● **EXTRACTED ENTRIES**

==========

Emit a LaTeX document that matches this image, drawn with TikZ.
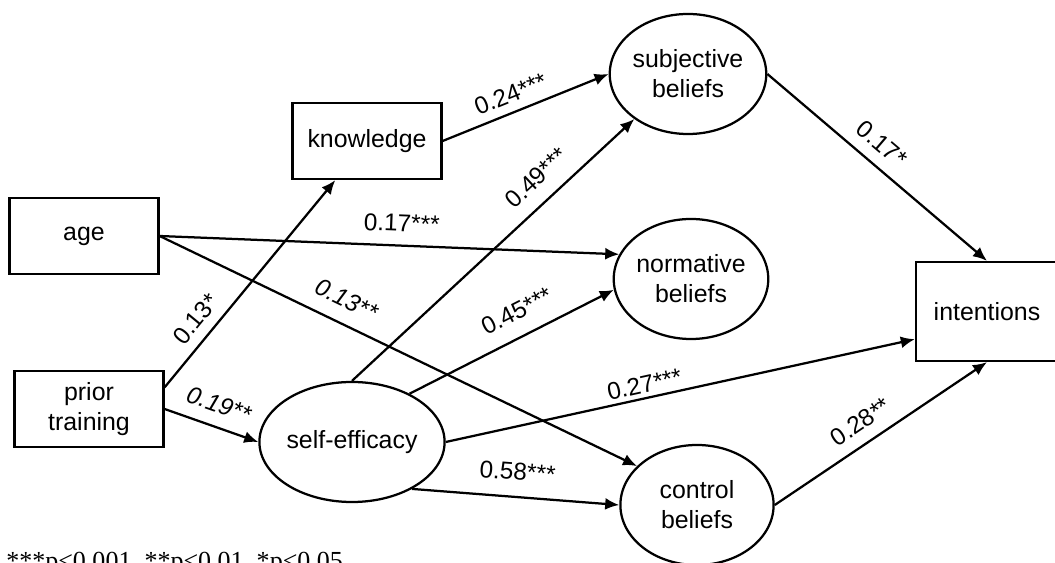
\documentclass[tikz,border=0pt]{standalone}
\usepackage{fontspec}
\setmainfont{Liberation Sans}
\newfontfamily\notefont{Liberation Serif}
\usetikzlibrary{arrows.meta, shapes.geometric, positioning}
\tikzset{>={Latex[length=10pt,width=8.5pt]}}
\tikzset{
  obs/.style={draw, line width=1.6pt, rectangle, minimum width=3.725cm, minimum height=1.9cm, align=center, font=\fontsize{17.7}{21.3}\selectfont},
  lat/.style={draw, line width=1.6pt, ellipse, minimum width=3.83cm, minimum height=3cm, inner sep=0pt, align=center, font=\fontsize{17.7}{21.3}\selectfont},
  link/.style={->, line width=1.6pt},
  coef/.style={sloped, inner sep=0pt, font=\fontsize{17.3}{19}\selectfont}
}

\begin{document}
\begin{tikzpicture}[x=0.025cm, y=-0.025cm]
\useasboundingbox (0,0) rectangle (1055,563);

% observed variables
\node[obs] (age) at (84,236) {age};
\node[obs] (prior) at (89,409) {prior\\training};
\node[obs] (knowledge) at (367,141) {knowledge};
\node[obs, minimum width=3.55cm, minimum height=2.475cm] (intentions) at (987,311.5) {intentions};

% latent variables
\node[lat] (subjective) at (688,74) {subjective\\beliefs};
\node[lat] (normative) at (691,279) {normative\\beliefs};
\node[lat] (self) at (352,442) {self-efficacy};
\node[lat] (control) at (697,505) {control\\beliefs};

% paths
\draw[link] (knowledge.east) -- node[coef, pos=0.45, above=6pt]{0.24***} (subjective.west);
\draw[link] (prior.16) -- node[coef, pos=0.27, above=7pt]{0.13*} (knowledge.231);
\draw[link] (prior.east) -- node[coef, pos=0.5, above=9pt]{\itshape 0.19**} (self.west);
\draw[link] (age.east) -- node[coef, pos=0.525, above=9pt]{0.17***} (normative.161);
\draw[link] (age.east) -- node[coef, pos=0.37, above=10pt]{\itshape 0.13**} (control.147);
\draw[link] (self.north) -- node[coef, pos=0.71, above=10pt]{0.49***} (subjective.220);
\draw[link] (self.40) -- node[coef, pos=0.58, above=11pt]{0.45***} (normative.188);
\draw[link] (self.east) -- node[coef, pos=0.43, above=3pt]{0.27***} (intentions.201);
\draw[link] (self.-38) -- node[coef, pos=0.5, above=11pt]{0.58***} (control.west);
\draw[link] (subjective.east) -- node[coef, pos=0.46, above=8pt]{0.17*} (intentions.north);
\draw[link] (control.east) -- node[coef, pos=0.46, above=8pt]{0.28**} (intentions.south);

\node[anchor=north west, inner sep=0pt, font=\notefont\fontsize{18.5}{20}\selectfont] (note) at (6,552) {***p<0.001, **p<0.01, *p<0.05};
\end{tikzpicture}
\end{document}
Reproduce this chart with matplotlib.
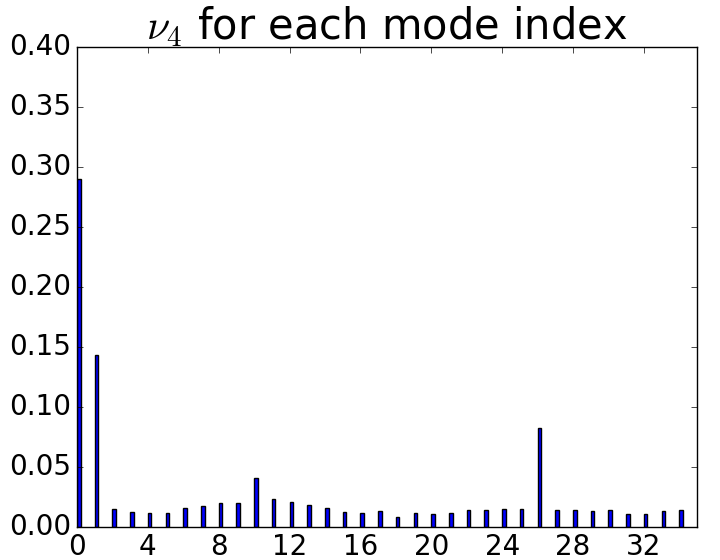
import numpy as np
import matplotlib
matplotlib.use('Agg')
import matplotlib.pyplot as plt

plt.style.use('classic')

# nu_4 value for each mode index
mode_index = np.arange(35)
nu4 = [0.290, 0.143, 0.0151, 0.0126, 0.0120, 0.0120, 0.0159, 0.0178, 0.0201, 0.0201,
       0.0410, 0.0234, 0.0209, 0.0187, 0.0159, 0.0126, 0.0117, 0.0134, 0.0084, 0.0117,
       0.0109, 0.0120, 0.0142, 0.0142, 0.0151, 0.0151, 0.0821, 0.0142, 0.0142, 0.0134,
       0.0142, 0.0109, 0.0109, 0.0134, 0.0142]
xticks = [0, 4, 8, 12, 16, 20, 24, 28, 32]

fig = plt.figure(figsize=(7.2, 5.6), dpi=100)
ax = fig.add_axes([0.107, 0.059, 0.861, 0.857])
ax.bar(mode_index, nu4, width=0.2, align='edge', color='b', edgecolor='k')
ax.set_xlim(0, 35)
ax.set_ylim(0, 0.4)
ax.set_xticks(xticks)
ax.set_yticks(np.arange(0, 0.41, 0.05))
ax.tick_params(labelsize=20)
ax.set_title(r'$\nu_4$ for each mode index', fontsize=30)

fig.savefig('out.png', dpi=100)
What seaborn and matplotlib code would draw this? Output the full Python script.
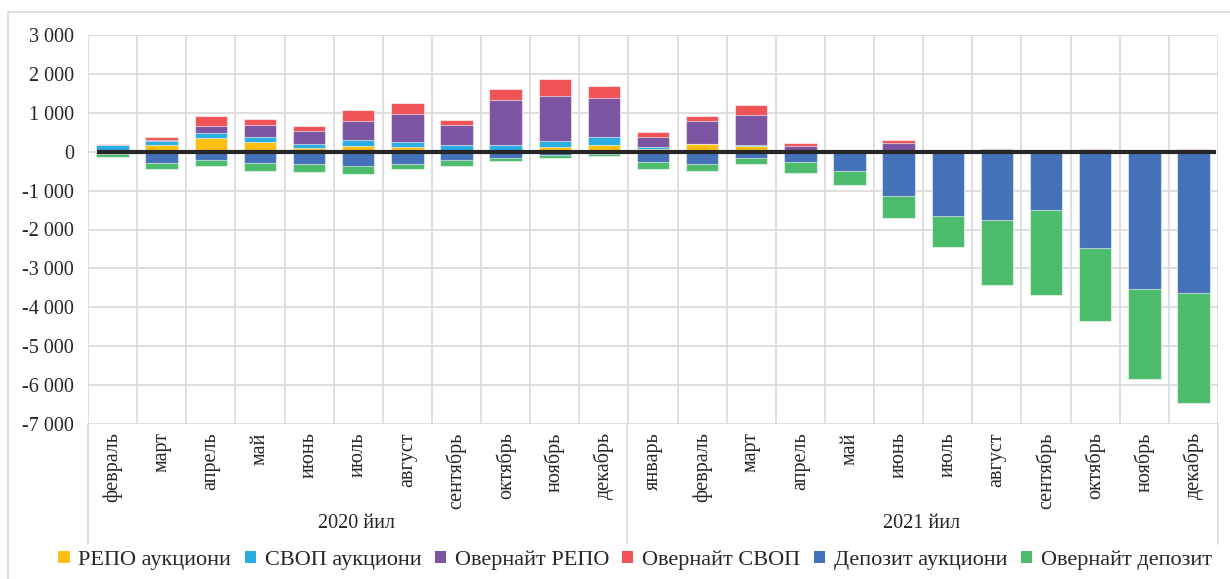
import matplotlib
matplotlib.use("Agg")
import matplotlib.pyplot as plt
from matplotlib.patches import Patch
from matplotlib.lines import Line2D
from matplotlib.ticker import FuncFormatter
import numpy as np
import seaborn as sns

months_2020 = ["февраль", "март", "апрель", "май", "июнь", "июль", "август",
               "сентябрь", "октябрь", "ноябрь", "декабрь"]
months_2021 = ["январь", "февраль", "март", "апрель", "май", "июнь", "июль",
               "август", "сентябрь", "октябрь", "ноябрь", "декабрь"]
years = ["2020 йил", "2021 йил"]

# positive side (bottom -> top)
repo_auction = [10, 160, 350, 250, 95, 145, 115, 0, 0, 110, 180,
                80, 205, 135, 0, 0, 0, 0, 0, 0, 0, 0, 0]
swap_auction = [150, 110, 130, 135, 105, 165, 135, 170, 170, 155, 200,
                40, 0, 25, 0, 0, 0, 0, 0, 0, 0, 0, 0]
overnight_repo = [0, 40, 180, 310, 325, 490, 720, 510, 1150, 1170, 995,
                  270, 585, 780, 145, 0, 220, 30, 80, 0, 0, 0, 40]
overnight_swap = [40, 80, 265, 155, 140, 265, 280, 140, 285, 445, 305,
                  120, 120, 265, 85, 50, 90, 0, 0, 40, 60, 0, 20]
# negative side (top -> bottom)
deposit_auction = [-50, -290, -205, -290, -315, -370, -320, -225, -150, -90, -70,
                   -260, -310, -170, -275, -505, -1150, -1645, -1750, -1510, -2470, -3540, -3625]
overnight_deposit = [-75, -155, -155, -215, -205, -205, -130, -155, -85, -60, -45,
                     -195, -180, -140, -270, -340, -555, -805, -1680, -2175, -1890, -2310, -2835]

labels = ["РЕПО аукциони", "СВОП аукциони", "Овернайт РЕПО", "Овернайт СВОП",
          "Депозит аукциони", "Овернайт депозит"]
colors = ["#FDBF13", "#2AADE3", "#7B55A2", "#F05356", "#4571B8", "#4CBB6C"]

sns.set_theme(style="white")
plt.rcParams['font.family'] = ['Liberation Serif', 'DejaVu Serif']

W, H = 1230, 579
fig = plt.figure(figsize=(W / 100, H / 100), dpi=100)
x0, x1, y0, y1 = 88, 1218, 35, 424
ax = fig.add_axes([x0 / W, 1 - y1 / H, (x1 - x0) / W, (y1 - y0) / H])

month_labels = months_2020 + months_2021
keys = [str(i) for i in range(len(month_labels))]

pos = np.array([repo_auction, swap_auction, overnight_repo, overnight_swap])
neg = np.array([deposit_auction, overnight_deposit])
pos_cum = pos.cumsum(axis=0)
neg_cum = neg.cumsum(axis=0)

edge = (1, 1, 1, 0.55)
# draw cumulative totals from the outside in so each layer shows as a segment
for k in [3, 2, 1, 0]:
    sns.barplot(x=keys, y=pos_cum[k], order=keys, color=colors[k], saturation=1,
                width=0.66, edgecolor=edge, linewidth=0.8, ax=ax, zorder=2)
for k in [1, 0]:
    sns.barplot(x=keys, y=neg_cum[k], order=keys, color=colors[4 + k], saturation=1,
                width=0.66, edgecolor=edge, linewidth=0.8, ax=ax, zorder=2)

ax.hlines(0, -0.32, 22.46, color="#262626", linewidth=3, zorder=3)

ax.set_xlim(-0.5, len(keys) - 0.5)
ax.set_ylim(-7000, 3000)
ax.set_yticks(range(-7000, 3001, 1000))
ax.yaxis.set_major_formatter(FuncFormatter(lambda v, p: f"{v:,.0f}".replace(",", " ")))
ax.yaxis.grid(True, color="#D9D9D9", linewidth=1.2)
ax.vlines(np.arange(-0.5, len(keys)), -7000, 3000, color="#D9D9D9", linewidth=1.2, zorder=0)
ax.set_axisbelow(True)
for s in ax.spines.values():
    s.set_visible(False)

ax.set_xticks(range(len(keys)))
ax.set_xticklabels(month_labels, rotation=90, fontsize=14.5)
ax.tick_params(axis="x", length=0, pad=6)
ax.tick_params(axis="y", length=0, pad=10, labelsize=14.5)
ax.set_xlabel("")
ax.set_ylabel("")

# year grouping of the category axis
gl = "#D9D9D9"
for xp in [88, 627, 1218]:
    fig.add_artist(Line2D([xp / W, xp / W], [1 - 424 / H, 1 - 544 / H],
                          transform=fig.transFigure, color=gl, linewidth=1.2))
fig.text(357 / W, 1 - 523 / H, years[0], ha="center", va="center", fontsize=14.5)
fig.text(922 / W, 1 - 523 / H, years[1], ha="center", va="center", fontsize=14.5)

# outer chart border
fig.add_artist(Line2D([8 / W, 1], [1 - 12 / H, 1 - 12 / H], transform=fig.transFigure,
                      color=gl, linewidth=1.2))
fig.add_artist(Line2D([8 / W, 8 / W], [0, 1 - 12 / H], transform=fig.transFigure,
                      color=gl, linewidth=1.2))

handles = [Patch(facecolor=c, edgecolor="none") for c in colors]
fig.legend(handles, labels, loc="center", bbox_to_anchor=(635 / W, 1 - 560 / H), ncol=6,
           frameon=False, fontsize=16, handlelength=0.5, handleheight=0.5,
           handletextpad=0.4, columnspacing=0.6)

fig.savefig("out.png", dpi=100)
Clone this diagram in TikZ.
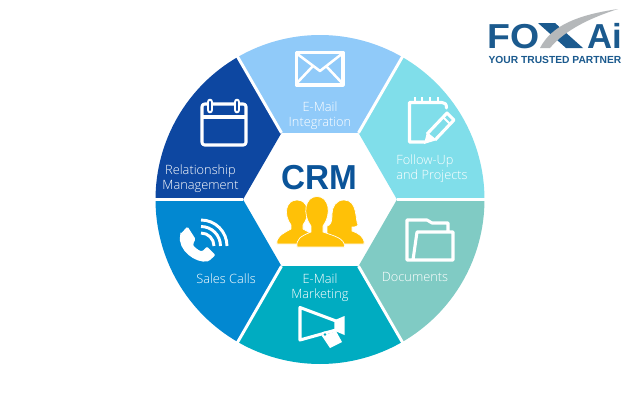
\documentclass[tikz,border=0pt]{standalone}
\usepackage{fontspec}
\setmainfont{Open Sans Light}
\newfontfamily\logofont{Liberation Sans}
\definecolor{cTop}{HTML}{90CAF9}
\definecolor{cUR}{HTML}{80DEEA}
\definecolor{cLR}{HTML}{80CBC4}
\definecolor{cBot}{HTML}{00ACC1}
\definecolor{cLL}{HTML}{0288D1}
\definecolor{cUL}{HTML}{0D47A1}
\definecolor{cCRM}{HTML}{0B5499}
\definecolor{cAmber}{HTML}{FFC107}
\definecolor{cLogo}{HTML}{1B5A8E}
\definecolor{cSwoosh}{HTML}{B5B8BA}
\newcommand{\sector}[2]{\fill[#2] (#1:77) -- (#1:164.5) arc[start angle=#1,delta angle=60,radius=164.5] -- (#1+60:77) -- cycle;}
\tikzset{
  lbl/.style={text=white,font=\fontsize{9.6pt}{11.3pt}\selectfont,align=center,inner sep=0pt},
  ico/.style={draw=white,line width=2.3pt,line join=round},
  gap/.style={draw=white,line width=2.2pt},
  person/.style={fill=cAmber,draw=white,line width=.5pt},
}
\begin{document}
\begin{tikzpicture}[x=.75pt,y=-.75pt]
\useasboundingbox (0,0) rectangle (640,400);
\fill[white] (0,0) rectangle (640,400);
\begin{scope}[shift={(320,199.5)}]
\sector{240}{cTop}
\sector{300}{cUR}
\sector{0}{cLR}
\sector{60}{cBot}
\sector{120}{cLL}
\sector{180}{cUL}
\foreach \a in {0,60,...,300}{\draw[gap] (\a:77) -- (\a:168);}
\end{scope}
% envelope
\draw[ico] (296.5,52.5) rectangle (343,85);
\draw[ico,line width=1.9pt] (296,53) -- (320,71) -- (343,53);
\draw[ico,line width=1.9pt] (296,84) -- (313,66);
\draw[ico,line width=1.9pt] (343,84) -- (326,66);
% calendar
\draw[ico,rounded corners=2pt] (202,104) rectangle (246,145);
\draw[ico] (202,117) -- (246,117);
\foreach \x in {210,237}{
  \draw[white,line width=5pt,line cap=round] (\x,102) -- (\x,110);
  \draw[cUL,line width=1.6pt,line cap=round] (\x,102) -- (\x,110);
}
% notepad
\draw[ico,line cap=round] (446.5,108) .. controls (446.5,104) and (445,102.5) .. (442,102.5) -- (409.5,102.5) -- (409.5,142) -- (425,142);
\foreach \x in {415,422,430,438}{\draw[white,line width=2pt] (\x,97) -- (\x,103);}
\fill[white] (424,144) -- (427,132) -- (437,140) -- cycle;
\draw[ico] (427,134) -- (447,113) -- (454,120) -- (435,140);
\draw[white,line width=1.5pt] (443,117) -- (450,124);
% folder
\draw[ico] (448,231) -- (448,223) -- (432,223) -- (427,220) -- (407,220) -- (407,260) -- (453,260) -- (453,232) -- (417,232) -- (413,260);
% megaphone
\draw[ico] (300,307.5) -- (336,321) -- (336,330) -- (300,340) -- cycle;
\fill[white] (335,320) -- (344.5,316) -- (344.5,335) -- (335,331) -- cycle;
\fill[white] (322,336) -- (336,331) -- (342,342) -- (330,348) -- cycle;
\fill[white] (325,334.5) circle (3.2);
\fill[cBot] (325,334.5) circle (1.3);
% phone
\fill[white,rounded corners=1pt] (180.5,234) -- (187.5,226.5) -- (195.5,239) -- (193,244)
  .. controls (194,247) and (198,250) .. (202,251.5) -- (207,246.5) -- (215.5,255) -- (209,261)
  .. controls (196,264) and (177,250) .. (180.5,234) -- cycle;
\foreach \r in {26,19.5,13}{\draw[white,line width=2.2pt] (201,246) ++(270:\r) arc[start angle=270,end angle=360,radius=\r];}
% labels
\node[lbl] (ltop) at (320,115.5) {E-Mail\\Integration};
\node[lbl,align=left] (lur) at (432,169) {Follow-Up\\and Projects};
\node[lbl] (llr) at (415,277) {Documents};
\node[lbl] (lbot) at (320,288) {E-Mail\\Marketing};
\node[lbl] (lll) at (226,279) {Sales Calls};
\node[lbl] (lul) at (200.5,179) {Relationship\\Management};
% CRM
\node[text=cCRM,font=\logofont\fontsize{26pt}{28pt}\selectfont\bfseries,inner sep=0pt,xscale=.96] (crm) at (319,177.5) {CRM};
% people
\path[person] (344,200) .. controls (336,200) and (332,207) .. (332,214) .. controls (332,222) and (331,225) .. (327,226) -- (327,244) -- (364,244) .. controls (365,237) and (358,233) .. (352,231) -- (352,227) .. controls (356,227) and (358,226) .. (358,225) .. controls (355,220) and (358,200) .. (344,200) -- cycle;
\path[person] (277,244) .. controls (276,237) and (282,234) .. (291,229) -- (291,225) .. controls (283,214) and (286,200) .. (297,200) .. controls (308,200) and (311,214) .. (303,225) -- (303,229) -- (312,234) -- (312,244) -- cycle;
\path[person] (297,247) .. controls (296,239) and (301,236) .. (311,232) -- (311,226) .. controls (302,214) and (305,196.5) .. (317,196.5) .. controls (329,196.5) and (332,214) .. (323,226) -- (323,232) .. controls (334,236) and (345,238) .. (344.5,247) -- cycle;
% logo
\node[text=cLogo,font=\logofont\fontsize{26pt}{26pt}\selectfont\bfseries,inner sep=0pt,anchor=base west,xscale=1.08] (fo) at (487,48) {FO};
\node[text=cLogo,font=\logofont\fontsize{26pt}{26pt}\selectfont\bfseries,inner sep=0pt,anchor=base west] (ai) at (587,48) {Ai};
\fill[cLogo] (538,23) -- (555,23) -- (583,48) -- (566,48) -- cycle;
\fill[cSwoosh] (618,9) .. controls (578,15) and (552,25) .. (540,48) -- (550,48) .. controls (565,30) and (590,18) .. (618,9) -- cycle;
\node[text=cLogo,font=\logofont\fontsize{7.7pt}{9pt}\selectfont\bfseries,inner sep=0pt] (tag) at (555,60) {YOUR TRUSTED PARTNER};
\end{tikzpicture}
\end{document}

==========

● **INSTRUCTIONS TO FOLLOW**
Check all the records above and select each line where the string "seaborn" is found.

● **WRITTEN RESPONSE**
What seaborn and matplotlib code would draw this? Output the full Python script.
import seaborn as sns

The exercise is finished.